Pendant l’orage/Comment la nommer ?

Librairie ancienne Édouard Champion (p. 107-108).

COMMENT LA NOMMER ?



21 février 1915.


Et d’abord aura-t-elle un nom particulier en dehors de celui des années où elle se déroule ? On ne désigne pas autrement la guerre de 1870-71, qui a désormais perdu tout droit à la désignation particulière de guerre franco-allemande, car si on la nommait encore ainsi, on pourrait demander à laquelle ? M. Pitollet examine cette question dans le dernier numéro de l’Intermédiaire et parmi les noms qu’il indique, comme déjà employés ou proposés, il est curieux que ne figure pas le nom le plus employé en France, au moins par l’imagerie, et qui est la Grande Guerre. Cela répond assez aux expressions adoptées ou proposées, soit par les Anglais (La Guerre européenne), soit par les Allemands (La Guerre mondiale).

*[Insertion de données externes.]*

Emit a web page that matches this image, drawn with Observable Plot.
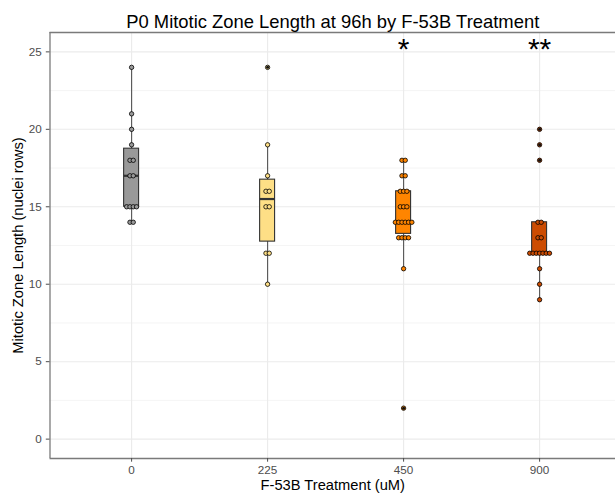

Il y a encore bien d’autres expressions qui ne sont pas des plus mauvaises, quoiqu’elles ne caractérisent qu’un aspect des choses, comme Guerre des Alliés. Quant à Guerre des nations, cela est un peu vague, car toute guerre mérite ce nom-là. Au fait, est-ce que le soin de nommer une guerre appartient aux contemporains ? Est-ce que ce sont les contemporains qui baptisèrent la guerre de Cent ans ou même la guerre de Trente ans ? Laissons faire les historiens. Ils trouveront bien quelque chose qui sera accepté par tous. Pour les acteurs ou les témoins d’une guerre qui retentit dans le monde entier, il n’y a qu’un mot acceptable, au moins provisoirement, la Guerre. C’est celle-là, celle où l’on participe, celle que l’on voit se dérouler sous ses yeux, et non une autre. La guerre dont nous souffrons est la seule qui nous importe. Un qualificatif ne fait que l’amoindrir. Vraiment, il est bien inutile de lui chercher un autre nom. C’est la guerre, avec ses horreurs, ses deuils, ses héroïsmes et tout ce que les Allemands y ont ajouté de barbarie et de stupidité.